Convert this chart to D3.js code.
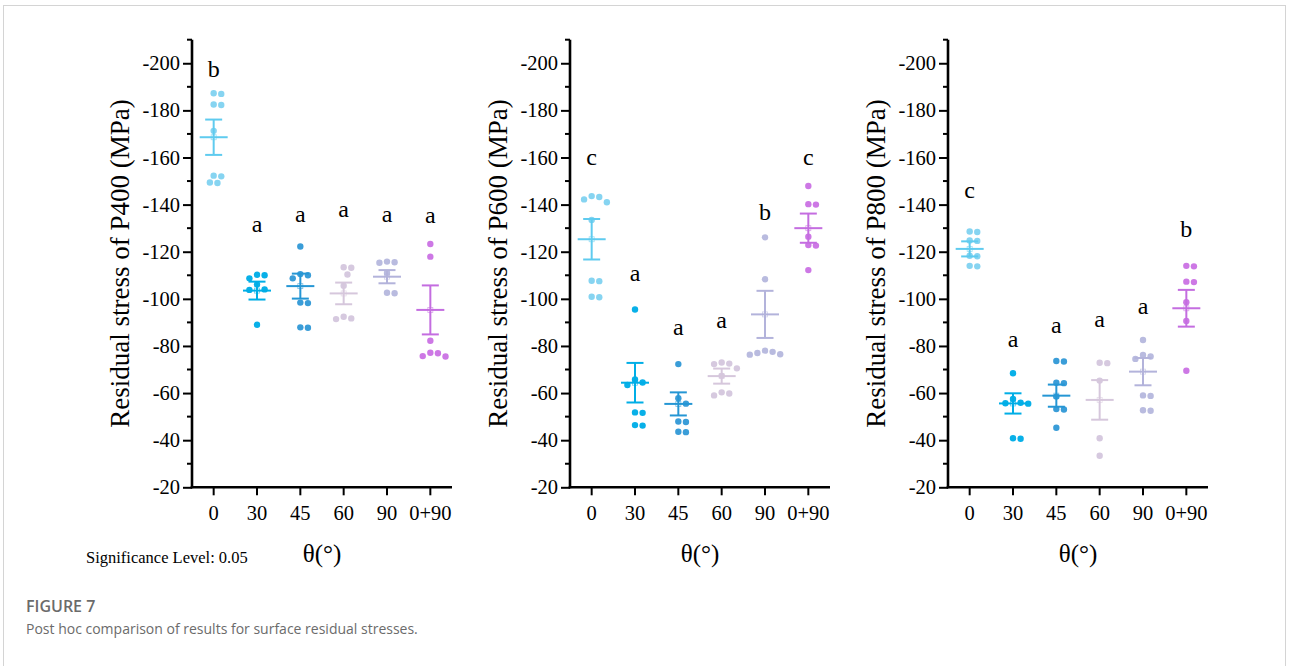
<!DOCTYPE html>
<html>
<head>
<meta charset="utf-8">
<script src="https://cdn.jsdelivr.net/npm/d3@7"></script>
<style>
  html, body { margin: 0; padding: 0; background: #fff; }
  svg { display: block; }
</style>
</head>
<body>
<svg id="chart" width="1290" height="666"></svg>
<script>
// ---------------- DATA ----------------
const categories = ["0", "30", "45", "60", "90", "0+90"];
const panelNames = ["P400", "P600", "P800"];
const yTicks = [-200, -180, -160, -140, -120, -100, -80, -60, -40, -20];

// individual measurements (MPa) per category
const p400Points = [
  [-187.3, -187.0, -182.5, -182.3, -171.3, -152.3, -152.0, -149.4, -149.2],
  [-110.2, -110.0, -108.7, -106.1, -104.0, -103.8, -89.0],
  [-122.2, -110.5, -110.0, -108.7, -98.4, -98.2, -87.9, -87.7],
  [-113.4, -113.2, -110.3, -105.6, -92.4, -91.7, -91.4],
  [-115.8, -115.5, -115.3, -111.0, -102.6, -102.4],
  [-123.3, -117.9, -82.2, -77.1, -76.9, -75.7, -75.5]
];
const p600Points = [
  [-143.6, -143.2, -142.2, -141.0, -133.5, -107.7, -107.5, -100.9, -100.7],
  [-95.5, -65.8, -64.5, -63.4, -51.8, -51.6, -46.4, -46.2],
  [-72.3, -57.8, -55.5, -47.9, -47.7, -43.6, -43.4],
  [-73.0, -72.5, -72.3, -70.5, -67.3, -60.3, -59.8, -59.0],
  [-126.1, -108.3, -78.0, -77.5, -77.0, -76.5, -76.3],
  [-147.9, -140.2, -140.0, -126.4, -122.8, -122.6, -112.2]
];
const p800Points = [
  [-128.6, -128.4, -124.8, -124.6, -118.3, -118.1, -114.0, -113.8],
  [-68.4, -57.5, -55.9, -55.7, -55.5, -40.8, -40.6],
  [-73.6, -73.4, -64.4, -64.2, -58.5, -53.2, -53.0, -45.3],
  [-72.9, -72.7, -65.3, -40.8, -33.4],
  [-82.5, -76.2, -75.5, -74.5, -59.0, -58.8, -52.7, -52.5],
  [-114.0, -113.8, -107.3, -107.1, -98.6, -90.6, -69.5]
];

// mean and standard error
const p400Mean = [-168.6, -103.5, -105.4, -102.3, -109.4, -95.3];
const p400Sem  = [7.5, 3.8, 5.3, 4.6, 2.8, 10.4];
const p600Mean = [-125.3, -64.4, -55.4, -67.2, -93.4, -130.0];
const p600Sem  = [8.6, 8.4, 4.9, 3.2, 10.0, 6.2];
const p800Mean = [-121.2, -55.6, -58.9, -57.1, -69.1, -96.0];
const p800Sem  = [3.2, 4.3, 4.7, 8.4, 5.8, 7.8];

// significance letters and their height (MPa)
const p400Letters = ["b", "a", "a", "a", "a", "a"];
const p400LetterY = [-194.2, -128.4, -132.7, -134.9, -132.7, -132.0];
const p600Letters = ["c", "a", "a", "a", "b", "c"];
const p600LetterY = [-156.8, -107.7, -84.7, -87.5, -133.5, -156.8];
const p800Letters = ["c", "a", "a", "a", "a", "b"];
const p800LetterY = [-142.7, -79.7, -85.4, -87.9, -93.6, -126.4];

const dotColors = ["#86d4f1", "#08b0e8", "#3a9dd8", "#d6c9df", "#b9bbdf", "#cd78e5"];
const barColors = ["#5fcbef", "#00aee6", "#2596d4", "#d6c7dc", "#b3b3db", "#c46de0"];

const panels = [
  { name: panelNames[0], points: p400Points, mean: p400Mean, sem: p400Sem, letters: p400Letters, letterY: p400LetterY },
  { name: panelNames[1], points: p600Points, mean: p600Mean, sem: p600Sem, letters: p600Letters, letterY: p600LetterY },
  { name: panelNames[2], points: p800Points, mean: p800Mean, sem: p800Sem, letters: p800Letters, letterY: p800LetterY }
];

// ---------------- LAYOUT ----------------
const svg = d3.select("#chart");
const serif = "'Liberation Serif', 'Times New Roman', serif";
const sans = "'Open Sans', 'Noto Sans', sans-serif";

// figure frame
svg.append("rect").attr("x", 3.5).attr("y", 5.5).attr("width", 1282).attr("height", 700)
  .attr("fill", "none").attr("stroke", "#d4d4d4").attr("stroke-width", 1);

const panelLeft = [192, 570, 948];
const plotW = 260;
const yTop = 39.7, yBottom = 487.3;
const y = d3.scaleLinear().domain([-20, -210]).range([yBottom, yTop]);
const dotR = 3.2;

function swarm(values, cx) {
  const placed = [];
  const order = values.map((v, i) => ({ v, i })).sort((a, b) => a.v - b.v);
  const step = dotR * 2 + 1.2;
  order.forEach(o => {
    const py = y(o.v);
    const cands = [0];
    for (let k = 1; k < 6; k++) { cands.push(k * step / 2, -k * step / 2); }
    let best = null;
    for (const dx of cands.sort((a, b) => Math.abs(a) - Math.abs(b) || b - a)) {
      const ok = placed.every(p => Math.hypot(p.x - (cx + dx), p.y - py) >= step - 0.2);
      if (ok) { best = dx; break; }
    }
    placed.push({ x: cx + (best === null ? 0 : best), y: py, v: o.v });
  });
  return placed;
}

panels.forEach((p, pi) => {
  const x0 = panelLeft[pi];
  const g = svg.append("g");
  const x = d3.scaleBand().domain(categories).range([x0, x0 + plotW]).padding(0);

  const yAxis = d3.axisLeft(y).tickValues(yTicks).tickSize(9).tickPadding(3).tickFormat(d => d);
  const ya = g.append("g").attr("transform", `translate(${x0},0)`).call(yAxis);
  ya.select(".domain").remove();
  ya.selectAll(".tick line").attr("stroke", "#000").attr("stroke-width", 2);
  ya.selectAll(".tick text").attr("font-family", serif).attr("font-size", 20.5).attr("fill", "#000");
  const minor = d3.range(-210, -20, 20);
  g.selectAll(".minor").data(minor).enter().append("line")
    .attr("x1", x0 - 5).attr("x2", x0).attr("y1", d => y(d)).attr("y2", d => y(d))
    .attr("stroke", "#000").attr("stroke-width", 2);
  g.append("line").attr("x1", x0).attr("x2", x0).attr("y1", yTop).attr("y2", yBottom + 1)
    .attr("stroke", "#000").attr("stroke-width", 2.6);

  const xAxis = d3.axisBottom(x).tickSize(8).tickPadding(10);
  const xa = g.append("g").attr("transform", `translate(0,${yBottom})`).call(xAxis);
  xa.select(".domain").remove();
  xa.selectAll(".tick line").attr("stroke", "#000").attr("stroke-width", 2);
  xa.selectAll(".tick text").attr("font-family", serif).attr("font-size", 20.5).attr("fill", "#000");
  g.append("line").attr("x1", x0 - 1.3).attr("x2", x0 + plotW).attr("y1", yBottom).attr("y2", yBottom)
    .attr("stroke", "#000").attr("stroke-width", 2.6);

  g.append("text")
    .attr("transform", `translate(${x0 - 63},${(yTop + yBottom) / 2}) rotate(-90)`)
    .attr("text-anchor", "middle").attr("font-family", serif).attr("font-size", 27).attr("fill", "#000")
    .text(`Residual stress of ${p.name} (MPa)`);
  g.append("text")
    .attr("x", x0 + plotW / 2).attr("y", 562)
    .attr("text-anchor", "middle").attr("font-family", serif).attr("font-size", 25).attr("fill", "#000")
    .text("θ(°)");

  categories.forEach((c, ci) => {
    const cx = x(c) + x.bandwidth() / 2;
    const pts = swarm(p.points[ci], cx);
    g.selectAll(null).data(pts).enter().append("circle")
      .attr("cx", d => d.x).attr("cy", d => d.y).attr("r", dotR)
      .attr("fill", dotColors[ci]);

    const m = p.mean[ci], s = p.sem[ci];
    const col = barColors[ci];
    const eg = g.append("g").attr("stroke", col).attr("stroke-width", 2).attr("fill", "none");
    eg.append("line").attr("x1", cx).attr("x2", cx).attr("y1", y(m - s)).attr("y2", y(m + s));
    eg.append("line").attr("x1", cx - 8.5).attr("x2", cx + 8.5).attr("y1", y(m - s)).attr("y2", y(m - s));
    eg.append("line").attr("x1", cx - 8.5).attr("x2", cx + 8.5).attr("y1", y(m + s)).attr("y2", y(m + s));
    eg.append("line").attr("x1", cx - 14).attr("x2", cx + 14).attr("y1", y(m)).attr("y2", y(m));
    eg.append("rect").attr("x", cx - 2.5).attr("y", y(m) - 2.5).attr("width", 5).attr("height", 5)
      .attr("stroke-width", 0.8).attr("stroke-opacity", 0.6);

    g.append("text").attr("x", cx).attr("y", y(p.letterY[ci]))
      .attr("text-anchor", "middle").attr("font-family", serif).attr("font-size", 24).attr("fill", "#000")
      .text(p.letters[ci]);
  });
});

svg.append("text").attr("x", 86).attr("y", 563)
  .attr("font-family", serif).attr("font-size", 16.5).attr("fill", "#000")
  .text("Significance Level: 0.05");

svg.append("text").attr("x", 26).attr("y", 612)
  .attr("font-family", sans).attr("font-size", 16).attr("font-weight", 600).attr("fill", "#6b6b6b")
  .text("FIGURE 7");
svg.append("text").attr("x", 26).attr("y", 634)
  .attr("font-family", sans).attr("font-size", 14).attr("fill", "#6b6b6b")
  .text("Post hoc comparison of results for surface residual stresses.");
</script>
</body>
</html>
● ● ● ● ●
● **Directive**: Exactly reproduce the run of lines from the start of the listing through the line with "-60, -40, -20];", inclusive; pictures are not copied.

● **Result below**:
Convert this chart to D3.js code.
<!DOCTYPE html>
<html>
<head>
<meta charset="utf-8">
<script src="https://cdn.jsdelivr.net/npm/d3@7"></script>
<style>
  html, body { margin: 0; padding: 0; background: #fff; }
  svg { display: block; }
</style>
</head>
<body>
<svg id="chart" width="1290" height="666"></svg>
<script>
// ---------------- DATA ----------------
const categories = ["0", "30", "45", "60", "90", "0+90"];
const panelNames = ["P400", "P600", "P800"];
const yTicks = [-200, -180, -160, -140, -120, -100, -80, -60, -40, -20];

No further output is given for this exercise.